Richard (mrredwood) | 123 comments According to the blurb...
In the not-too-distant future, technology has given birth to immortality. The human mind can be scanned and downloaded into a virtual reality program to become a perfect electronic "Copy", aware of itself. The bad news is, someone has blocked the bail-out option that allows a Copy, by law, to return to flash-and-blood life.
So Egan — like Altered Carbon's Morgan — thinks we're gonna become software at some point in the future.

And the book won the John W. Campbell Memorial Award for Best Science Fiction Novel back in 1995, so it should be a good read.



message 2: by Richard (new)

Richard (mrredwood) | 123 comments Okay, looking at what members thought, I'm seeing some five-star ratings and some three-star ratings. But I'm one-third the way through and struggling.

Curious: at the same time, I'm quite intrigued by where Egan is going to take this, but I having trouble wanting to come back to the book after I put it down for a break.

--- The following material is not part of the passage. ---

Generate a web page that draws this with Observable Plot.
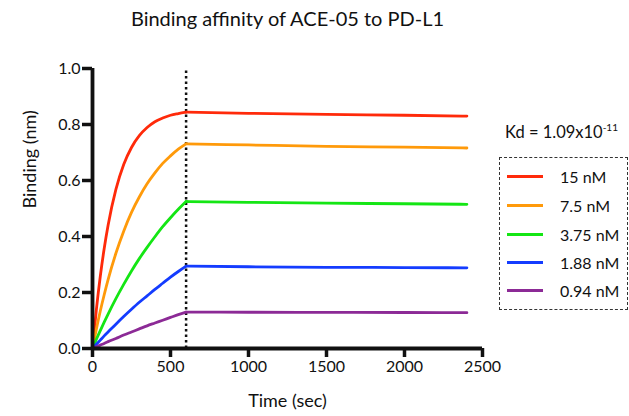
<!DOCTYPE html>
<html>
<head>
<meta charset="utf-8">
<script src="https://cdn.jsdelivr.net/npm/d3@7"></script>
<script src="https://cdn.jsdelivr.net/npm/@observablehq/plot@0.6"></script>
<style>
  body { margin: 0; background: #fff; font-family: Lato, "Open Sans", sans-serif; }
  #wrap { position: relative; width: 629px; height: 416px; }
  #kd { position: absolute; left: 505px; top: 121px; font-size: 16.5px; color: #111; white-space: nowrap; }
  #kd sup { font-size: 10px; }
  #legend { position: absolute; left: 499px; top: 157px; width: 129px; height: 153px;
            border: 1.5px dashed #333; box-sizing: border-box; }
  .row { position: absolute; left: 7px; height: 20px; display: flex; align-items: center; }
  .swatch { width: 36px; height: 3px; margin-right: 17px; }
  .lab { font-size: 16px; color: #111; }
</style>
</head>
<body>
<div id="wrap">
  <div id="chart"></div>
  <div id="kd"></div>
  <div id="legend"></div>
</div>
<script>
const title = "Binding affinity of ACE-05 to PD-L1";
const xLabel = "Time (sec)";
const yLabel = "Binding (nm)";
const kdText = "Kd = 1.09x10";
const kdExp = "-11";

const concentrations = ["15 nM", "7.5 nM", "3.75 nM", "1.88 nM", "0.94 nM"];
const colors = ["#ff2a0a", "#ff9a0a", "#14e614", "#143cff", "#8c2a96"];

const xTicks = [0, 500, 1000, 1500, 2000, 2500];
const yTicks = [0, 0.2, 0.4, 0.6, 0.8, 1.0];
const injectionEnd = 600;

// association phase
const assocTimes = [0, 25, 50, 75, 100, 150, 200, 250, 300, 350, 400, 450, 500, 550, 600];
const assoc15   = [0, 0.140, 0.258, 0.357, 0.440, 0.568, 0.657, 0.718, 0.760, 0.789, 0.810, 0.823, 0.833, 0.839, 0.844];
const assoc7_5  = [0, 0.070, 0.134, 0.192, 0.246, 0.340, 0.419, 0.486, 0.541, 0.588, 0.627, 0.661, 0.688, 0.712, 0.731];
const assoc3_75 = [0, 0.033, 0.064, 0.094, 0.123, 0.178, 0.229, 0.277, 0.321, 0.361, 0.399, 0.435, 0.467, 0.497, 0.525];
const assoc1_88 = [0, 0.015, 0.030, 0.045, 0.059, 0.087, 0.114, 0.140, 0.165, 0.188, 0.211, 0.233, 0.255, 0.275, 0.294];
const assoc0_94 = [0, 0.006, 0.012, 0.018, 0.0245, 0.036, 0.048, 0.059, 0.070, 0.081, 0.091, 0.101, 0.111, 0.121, 0.130];

// dissociation phase
const dissTimes = [600, 1000, 1500, 2000, 2400];
const diss15   = [0.844, 0.840, 0.836, 0.833, 0.830];
const diss7_5  = [0.731, 0.727, 0.722, 0.719, 0.716];
const diss3_75 = [0.525, 0.522, 0.519, 0.517, 0.515];
const diss1_88 = [0.294, 0.292, 0.290, 0.289, 0.288];
const diss0_94 = [0.130, 0.1295, 0.129, 0.1285, 0.128];

const assocSeries = [assoc15, assoc7_5, assoc3_75, assoc1_88, assoc0_94];
const dissSeries = [diss15, diss7_5, diss3_75, diss1_88, diss0_94];

const data = [];
concentrations.forEach((c, i) => {
  assocTimes.forEach((t, j) => data.push({t, v: assocSeries[i][j], series: c, seg: c + "-a"}));
  dissTimes.forEach((t, j) => data.push({t, v: dissSeries[i][j], series: c, seg: c + "-d"}));
});

const font = "Lato, 'Open Sans', sans-serif";

const chart = Plot.plot({
  width: 629,
  height: 416,
  marginLeft: 92,
  marginRight: 147,
  marginTop: 68,
  marginBottom: 68,
  style: {fontFamily: font, background: "white", color: "#111", overflow: "visible"},
  x: {domain: [0, 2500]},
  y: {domain: [0, 1]},
  color: {domain: concentrations, range: colors},
  marks: [
    Plot.ruleX([injectionEnd], {y1: 0, y2: 1, stroke: "#111", strokeWidth: 2.5, strokeDasharray: "2.5,3"}),
    Plot.line(data, {x: "t", y: "v", z: "seg", stroke: "series", strokeWidth: 2.8, curve: "monotone-x"}),
    Plot.axisX({ticks: xTicks, tickSize: 9, tickPadding: 3, strokeWidth: 3.5, fontSize: 16, label: null,
                tickFormat: d3.format("d"), stroke: "#111"}),
    Plot.axisY({ticks: yTicks, tickSize: 10, tickPadding: 2, strokeWidth: 3.5, fontSize: 16, label: null,
                tickFormat: d3.format(".1f"), stroke: "#111"}),
    Plot.ruleY([0], {x1: 0, x2: 2500, stroke: "#111", strokeWidth: 3.8}),
    Plot.ruleX([0], {y1: 0, y2: 1, stroke: "#111", strokeWidth: 3.8}),
    Plot.text([title], {frameAnchor: "top", dy: -57, fontSize: 20, fill: "#111"}),
    Plot.text([xLabel], {frameAnchor: "bottom", dy: 58, fontSize: 18, fill: "#111"}),
    Plot.text([yLabel], {frameAnchor: "left", dx: -62, rotate: -90, fontSize: 18, fill: "#111"})
  ]
});
document.getElementById("chart").appendChild(chart);

document.getElementById("kd").innerHTML = kdText + "<sup>" + kdExp + "</sup>";
const legend = document.getElementById("legend");
const rowTops = [8, 37, 66, 94, 122];
concentrations.forEach((c, i) => {
  const row = document.createElement("div");
  row.className = "row";
  row.style.top = rowTops[i] + "px";
  row.innerHTML = `<div class="swatch" style="background:${colors[i]}"></div><span class="lab">${c}</span>`;
  legend.appendChild(row);
});
</script>
</body>
</html>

Does the action or tension ramp up, or is this all an intellectual exercise?


message 3: by David (new)

David (davidbrandt) | 106 comments I'm 3/4 thru the book. The subplots get woven together. But so far, the strength is in the speculative ideas, not in other literary areas. The story / plot / character activity would probably fill a novelette or novella if most of the science speculation was removed. Fascinating speculation, though.


message 4: by Maciej (last edited Jul 08, 2010 10:35AM) (new)

Maciej (maciej777) Not a bad book, Egan's works are about ideas primarily and yes, PC is more of intellectual exercise. If you seek for something more action-packed though then I recommend Quarantine. And if you like Egan then the absolutely brilliant short stories collection Axiomatic is a must.
Currently I'm waiting for Polish edition of Diaspora. I cannot believe I haven't read it yet (too scared of not coping with science language in English version).


message 5: by Larry (new)

Larry (hal9000i) | 108 comments Permutation City Hard SF? I thougnt it was cyber punk?


message 6: by Richard (new)

Richard (mrredwood) | 123 comments I had been told it was hard-scifi, but I stripped that tag off of it. It is definitely "hard" in the difficult sense, and very techie-oriented (which is often conflated with hard SF), but I think the major theme wasn't consistent with current or projected scientific trends.

Cyberpunk, on the other hand? No: the whole mood of anarchy that goes along with that was missing.

It was certainly Singularity oriented, in spite of the lack of a dominating AI. Amplification of humans to trans-human status also qualifies.

But close enough to hard sf that it works well with this group. At least as hard as Consider Phlebas, for example.


message 7: by Larry (new)

Larry (hal9000i) | 108 comments Hmmm I'm sure I've tried to read this in the past and failed! I dont know what it is about this author,his books seem either difficult like this one or boring like Teranesia


message 8: by Username, SF Techgod (new)

Username (usernameiv) | 56 comments Mod
To me, Permutation City provides all I'm looking for in hard SF. Rigorous scientific ideas, extrapolated to their ultimate consequences, regardless how weird they may get :-)
I admit it is sometimes difficult to follow Egan, but I appreciate that he doesn't feel constrained to dumb down his ideas to get readers. I don't know of any other author like him in this.